*Task goal*.
Once the pictures are set aside, transcribe the remaining data exactly.

====================

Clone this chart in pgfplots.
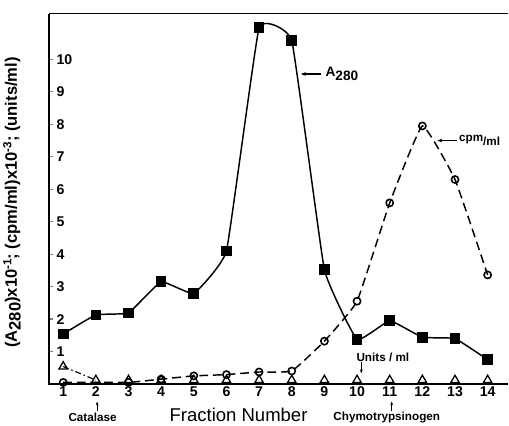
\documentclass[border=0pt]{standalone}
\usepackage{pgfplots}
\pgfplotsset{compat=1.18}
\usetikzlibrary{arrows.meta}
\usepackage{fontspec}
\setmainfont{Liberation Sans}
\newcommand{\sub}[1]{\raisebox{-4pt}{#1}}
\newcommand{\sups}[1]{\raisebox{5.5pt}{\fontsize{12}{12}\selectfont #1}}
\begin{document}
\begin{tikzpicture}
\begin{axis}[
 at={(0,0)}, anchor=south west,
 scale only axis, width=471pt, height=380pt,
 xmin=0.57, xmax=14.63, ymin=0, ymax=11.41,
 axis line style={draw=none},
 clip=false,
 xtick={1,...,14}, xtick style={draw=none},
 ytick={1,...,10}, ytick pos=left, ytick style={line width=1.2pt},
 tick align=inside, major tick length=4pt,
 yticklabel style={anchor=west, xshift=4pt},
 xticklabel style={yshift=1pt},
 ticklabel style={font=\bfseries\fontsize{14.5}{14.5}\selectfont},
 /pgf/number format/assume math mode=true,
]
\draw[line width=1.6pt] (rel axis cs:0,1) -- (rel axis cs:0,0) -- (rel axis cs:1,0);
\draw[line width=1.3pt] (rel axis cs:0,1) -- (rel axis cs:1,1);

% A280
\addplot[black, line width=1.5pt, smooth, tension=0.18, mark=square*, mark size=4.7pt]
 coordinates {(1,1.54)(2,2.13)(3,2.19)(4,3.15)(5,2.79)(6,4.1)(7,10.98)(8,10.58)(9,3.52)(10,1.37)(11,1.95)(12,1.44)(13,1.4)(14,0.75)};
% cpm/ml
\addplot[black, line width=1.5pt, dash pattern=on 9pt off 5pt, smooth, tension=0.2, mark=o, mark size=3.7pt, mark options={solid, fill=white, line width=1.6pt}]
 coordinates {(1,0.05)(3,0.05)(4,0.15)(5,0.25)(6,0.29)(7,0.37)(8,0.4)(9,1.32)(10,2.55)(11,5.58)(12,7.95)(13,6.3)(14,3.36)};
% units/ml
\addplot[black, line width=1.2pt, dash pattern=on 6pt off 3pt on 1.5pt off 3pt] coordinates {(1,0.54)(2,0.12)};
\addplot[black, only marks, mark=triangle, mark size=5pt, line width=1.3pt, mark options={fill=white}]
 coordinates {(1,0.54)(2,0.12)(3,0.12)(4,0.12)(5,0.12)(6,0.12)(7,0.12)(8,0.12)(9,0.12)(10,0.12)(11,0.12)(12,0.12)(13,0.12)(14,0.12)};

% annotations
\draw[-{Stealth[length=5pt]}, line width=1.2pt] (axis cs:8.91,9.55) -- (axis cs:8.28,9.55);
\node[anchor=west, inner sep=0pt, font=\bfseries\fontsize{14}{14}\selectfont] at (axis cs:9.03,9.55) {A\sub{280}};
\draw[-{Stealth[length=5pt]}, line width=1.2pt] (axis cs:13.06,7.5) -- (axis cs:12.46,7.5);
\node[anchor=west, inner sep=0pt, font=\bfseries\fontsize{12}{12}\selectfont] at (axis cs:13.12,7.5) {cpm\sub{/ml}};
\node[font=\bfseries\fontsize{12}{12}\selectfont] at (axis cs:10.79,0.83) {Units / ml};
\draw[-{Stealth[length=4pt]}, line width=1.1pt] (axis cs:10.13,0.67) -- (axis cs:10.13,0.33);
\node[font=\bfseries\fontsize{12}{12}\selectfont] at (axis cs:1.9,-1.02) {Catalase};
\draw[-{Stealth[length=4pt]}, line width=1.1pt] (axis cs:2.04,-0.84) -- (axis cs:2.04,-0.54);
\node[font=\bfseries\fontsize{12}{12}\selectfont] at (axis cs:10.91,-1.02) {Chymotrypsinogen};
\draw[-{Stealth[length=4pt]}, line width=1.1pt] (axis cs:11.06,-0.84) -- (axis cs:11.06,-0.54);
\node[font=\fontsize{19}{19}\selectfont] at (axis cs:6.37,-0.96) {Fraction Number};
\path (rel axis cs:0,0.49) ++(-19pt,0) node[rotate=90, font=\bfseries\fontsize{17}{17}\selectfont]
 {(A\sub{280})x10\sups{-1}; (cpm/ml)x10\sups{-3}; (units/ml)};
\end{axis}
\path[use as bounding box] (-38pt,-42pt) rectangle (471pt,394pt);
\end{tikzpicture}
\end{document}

====================

*Answer for the task*.
Clone this chart in pgfplots.
\documentclass[border=0pt]{standalone}
\usepackage{pgfplots}
\pgfplotsset{compat=1.18}
\usetikzlibrary{arrows.meta}
\usepackage{fontspec}
\setmainfont{Liberation Sans}
\newcommand{\sub}[1]{\raisebox{-4pt}{#1}}
\newcommand{\sups}[1]{\raisebox{5.5pt}{\fontsize{12}{12}\selectfont #1}}
\begin{document}
\begin{tikzpicture}
\begin{axis}[
 at={(0,0)}, anchor=south west,
 scale only axis, width=471pt, height=380pt,
 xmin=0.57, xmax=14.63, ymin=0, ymax=11.41,
 axis line style={draw=none},
 clip=false,
 xtick={1,...,14}, xtick style={draw=none},
 ytick={1,...,10}, ytick pos=left, ytick style={line width=1.2pt},
 tick align=inside, major tick length=4pt,
 yticklabel style={anchor=west, xshift=4pt},
 xticklabel style={yshift=1pt},
 ticklabel style={font=\bfseries\fontsize{14.5}{14.5}\selectfont},
 /pgf/number format/assume math mode=true,
]
\draw[line width=1.6pt] (rel axis cs:0,1) -- (rel axis cs:0,0) -- (rel axis cs:1,0);
\draw[line width=1.3pt] (rel axis cs:0,1) -- (rel axis cs:1,1);

% A280
\addplot[black, line width=1.5pt, smooth, tension=0.18, mark=square*, mark size=4.7pt]
 coordinates {(1,1.54)(2,2.13)(3,2.19)(4,3.15)(5,2.79)(6,4.1)(7,10.98)(8,10.58)(9,3.52)(10,1.37)(11,1.95)(12,1.44)(13,1.4)(14,0.75)};
% cpm/ml
\addplot[black, line width=1.5pt, dash pattern=on 9pt off 5pt, smooth, tension=0.2, mark=o, mark size=3.7pt, mark options={solid, fill=white, line width=1.6pt}]
 coordinates {(1,0.05)(3,0.05)(4,0.15)(5,0.25)(6,0.29)(7,0.37)(8,0.4)(9,1.32)(10,2.55)(11,5.58)(12,7.95)(13,6.3)(14,3.36)};
% units/ml
\addplot[black, line width=1.2pt, dash pattern=on 6pt off 3pt on 1.5pt off 3pt] coordinates {(1,0.54)(2,0.12)};
\addplot[black, only marks, mark=triangle, mark size=5pt, line width=1.3pt, mark options={fill=white}]
 coordinates {(1,0.54)(2,0.12)(3,0.12)(4,0.12)(5,0.12)(6,0.12)(7,0.12)(8,0.12)(9,0.12)(10,0.12)(11,0.12)(12,0.12)(13,0.12)(14,0.12)};

% annotations
\draw[-{Stealth[length=5pt]}, line width=1.2pt] (axis cs:8.91,9.55) -- (axis cs:8.28,9.55);
\node[anchor=west, inner sep=0pt, font=\bfseries\fontsize{14}{14}\selectfont] at (axis cs:9.03,9.55) {A\sub{280}};
\draw[-{Stealth[length=5pt]}, line width=1.2pt] (axis cs:13.06,7.5) -- (axis cs:12.46,7.5);
\node[anchor=west, inner sep=0pt, font=\bfseries\fontsize{12}{12}\selectfont] at (axis cs:13.12,7.5) {cpm\sub{/ml}};
\node[font=\bfseries\fontsize{12}{12}\selectfont] at (axis cs:10.79,0.83) {Units / ml};
\draw[-{Stealth[length=4pt]}, line width=1.1pt] (axis cs:10.13,0.67) -- (axis cs:10.13,0.33);
\node[font=\bfseries\fontsize{12}{12}\selectfont] at (axis cs:1.9,-1.02) {Catalase};
\draw[-{Stealth[length=4pt]}, line width=1.1pt] (axis cs:2.04,-0.84) -- (axis cs:2.04,-0.54);
\node[font=\bfseries\fontsize{12}{12}\selectfont] at (axis cs:10.91,-1.02) {Chymotrypsinogen};
\draw[-{Stealth[length=4pt]}, line width=1.1pt] (axis cs:11.06,-0.84) -- (axis cs:11.06,-0.54);
\node[font=\fontsize{19}{19}\selectfont] at (axis cs:6.37,-0.96) {Fraction Number};
\path (rel axis cs:0,0.49) ++(-19pt,0) node[rotate=90, font=\bfseries\fontsize{17}{17}\selectfont]
 {(A\sub{280})x10\sups{-1}; (cpm/ml)x10\sups{-3}; (units/ml)};
\end{axis}
\path[use as bounding box] (-38pt,-42pt) rectangle (471pt,394pt);
\end{tikzpicture}
\end{document}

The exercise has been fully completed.